■ SHORT PROBLEM ■
Write out the whole listing again, exactly as given.

■ DATA FOR THIS EXERCISE ■
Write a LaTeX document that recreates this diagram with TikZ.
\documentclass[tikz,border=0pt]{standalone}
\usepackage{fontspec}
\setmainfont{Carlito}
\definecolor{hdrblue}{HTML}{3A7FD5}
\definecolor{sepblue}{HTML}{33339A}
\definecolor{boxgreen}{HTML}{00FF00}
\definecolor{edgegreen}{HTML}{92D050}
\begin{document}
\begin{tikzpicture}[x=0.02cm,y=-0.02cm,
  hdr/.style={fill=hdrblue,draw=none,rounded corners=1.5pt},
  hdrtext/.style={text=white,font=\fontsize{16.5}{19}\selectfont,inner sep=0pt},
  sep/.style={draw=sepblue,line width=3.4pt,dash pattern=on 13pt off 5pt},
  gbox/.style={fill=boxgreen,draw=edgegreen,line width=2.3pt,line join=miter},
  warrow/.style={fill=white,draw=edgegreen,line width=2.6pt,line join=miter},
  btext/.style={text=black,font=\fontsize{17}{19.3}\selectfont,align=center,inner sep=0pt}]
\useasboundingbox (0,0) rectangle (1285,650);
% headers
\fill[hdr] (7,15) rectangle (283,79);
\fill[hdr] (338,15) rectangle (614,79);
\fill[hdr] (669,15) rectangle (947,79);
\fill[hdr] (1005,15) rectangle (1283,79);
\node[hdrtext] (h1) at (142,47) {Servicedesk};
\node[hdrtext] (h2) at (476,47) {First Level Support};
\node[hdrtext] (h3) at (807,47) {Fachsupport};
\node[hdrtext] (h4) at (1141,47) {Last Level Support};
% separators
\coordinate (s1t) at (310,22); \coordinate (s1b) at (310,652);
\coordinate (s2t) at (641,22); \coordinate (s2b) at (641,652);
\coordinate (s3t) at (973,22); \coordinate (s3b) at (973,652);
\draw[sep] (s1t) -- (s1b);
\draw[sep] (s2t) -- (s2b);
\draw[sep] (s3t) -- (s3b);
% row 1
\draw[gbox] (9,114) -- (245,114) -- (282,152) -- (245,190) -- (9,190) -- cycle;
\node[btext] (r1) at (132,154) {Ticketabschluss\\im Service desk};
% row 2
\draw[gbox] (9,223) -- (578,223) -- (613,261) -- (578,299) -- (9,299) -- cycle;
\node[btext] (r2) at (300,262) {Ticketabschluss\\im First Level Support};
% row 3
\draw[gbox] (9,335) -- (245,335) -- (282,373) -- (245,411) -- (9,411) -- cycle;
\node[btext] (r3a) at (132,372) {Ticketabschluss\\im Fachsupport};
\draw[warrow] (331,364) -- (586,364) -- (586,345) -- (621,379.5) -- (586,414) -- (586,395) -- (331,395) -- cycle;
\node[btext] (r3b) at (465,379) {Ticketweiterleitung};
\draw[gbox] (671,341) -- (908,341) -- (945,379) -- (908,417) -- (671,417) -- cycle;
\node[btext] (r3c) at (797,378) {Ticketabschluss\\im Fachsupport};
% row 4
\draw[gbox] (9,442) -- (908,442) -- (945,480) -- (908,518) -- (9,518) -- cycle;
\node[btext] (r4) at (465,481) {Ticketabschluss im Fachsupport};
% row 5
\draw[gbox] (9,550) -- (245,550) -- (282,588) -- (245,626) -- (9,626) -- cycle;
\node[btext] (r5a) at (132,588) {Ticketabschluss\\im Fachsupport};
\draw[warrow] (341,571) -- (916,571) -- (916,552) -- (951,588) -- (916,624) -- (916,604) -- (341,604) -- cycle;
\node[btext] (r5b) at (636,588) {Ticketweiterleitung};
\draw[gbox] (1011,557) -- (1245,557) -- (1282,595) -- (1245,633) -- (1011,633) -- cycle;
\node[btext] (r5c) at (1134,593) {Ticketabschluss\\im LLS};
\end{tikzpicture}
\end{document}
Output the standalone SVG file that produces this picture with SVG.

■ WRITTEN REPLY ■
Write a LaTeX document that recreates this diagram with TikZ.
\documentclass[tikz,border=0pt]{standalone}
\usepackage{fontspec}
\setmainfont{Carlito}
\definecolor{hdrblue}{HTML}{3A7FD5}
\definecolor{sepblue}{HTML}{33339A}
\definecolor{boxgreen}{HTML}{00FF00}
\definecolor{edgegreen}{HTML}{92D050}
\begin{document}
\begin{tikzpicture}[x=0.02cm,y=-0.02cm,
  hdr/.style={fill=hdrblue,draw=none,rounded corners=1.5pt},
  hdrtext/.style={text=white,font=\fontsize{16.5}{19}\selectfont,inner sep=0pt},
  sep/.style={draw=sepblue,line width=3.4pt,dash pattern=on 13pt off 5pt},
  gbox/.style={fill=boxgreen,draw=edgegreen,line width=2.3pt,line join=miter},
  warrow/.style={fill=white,draw=edgegreen,line width=2.6pt,line join=miter},
  btext/.style={text=black,font=\fontsize{17}{19.3}\selectfont,align=center,inner sep=0pt}]
\useasboundingbox (0,0) rectangle (1285,650);
% headers
\fill[hdr] (7,15) rectangle (283,79);
\fill[hdr] (338,15) rectangle (614,79);
\fill[hdr] (669,15) rectangle (947,79);
\fill[hdr] (1005,15) rectangle (1283,79);
\node[hdrtext] (h1) at (142,47) {Servicedesk};
\node[hdrtext] (h2) at (476,47) {First Level Support};
\node[hdrtext] (h3) at (807,47) {Fachsupport};
\node[hdrtext] (h4) at (1141,47) {Last Level Support};
% separators
\coordinate (s1t) at (310,22); \coordinate (s1b) at (310,652);
\coordinate (s2t) at (641,22); \coordinate (s2b) at (641,652);
\coordinate (s3t) at (973,22); \coordinate (s3b) at (973,652);
\draw[sep] (s1t) -- (s1b);
\draw[sep] (s2t) -- (s2b);
\draw[sep] (s3t) -- (s3b);
% row 1
\draw[gbox] (9,114) -- (245,114) -- (282,152) -- (245,190) -- (9,190) -- cycle;
\node[btext] (r1) at (132,154) {Ticketabschluss\\im Service desk};
% row 2
\draw[gbox] (9,223) -- (578,223) -- (613,261) -- (578,299) -- (9,299) -- cycle;
\node[btext] (r2) at (300,262) {Ticketabschluss\\im First Level Support};
% row 3
\draw[gbox] (9,335) -- (245,335) -- (282,373) -- (245,411) -- (9,411) -- cycle;
\node[btext] (r3a) at (132,372) {Ticketabschluss\\im Fachsupport};
\draw[warrow] (331,364) -- (586,364) -- (586,345) -- (621,379.5) -- (586,414) -- (586,395) -- (331,395) -- cycle;
\node[btext] (r3b) at (465,379) {Ticketweiterleitung};
\draw[gbox] (671,341) -- (908,341) -- (945,379) -- (908,417) -- (671,417) -- cycle;
\node[btext] (r3c) at (797,378) {Ticketabschluss\\im Fachsupport};
% row 4
\draw[gbox] (9,442) -- (908,442) -- (945,480) -- (908,518) -- (9,518) -- cycle;
\node[btext] (r4) at (465,481) {Ticketabschluss im Fachsupport};
% row 5
\draw[gbox] (9,550) -- (245,550) -- (282,588) -- (245,626) -- (9,626) -- cycle;
\node[btext] (r5a) at (132,588) {Ticketabschluss\\im Fachsupport};
\draw[warrow] (341,571) -- (916,571) -- (916,552) -- (951,588) -- (916,624) -- (916,604) -- (341,604) -- cycle;
\node[btext] (r5b) at (636,588) {Ticketweiterleitung};
\draw[gbox] (1011,557) -- (1245,557) -- (1282,595) -- (1245,633) -- (1011,633) -- cycle;
\node[btext] (r5c) at (1134,593) {Ticketabschluss\\im LLS};
\end{tikzpicture}
\end{document}
Output the standalone SVG file that produces this picture with SVG.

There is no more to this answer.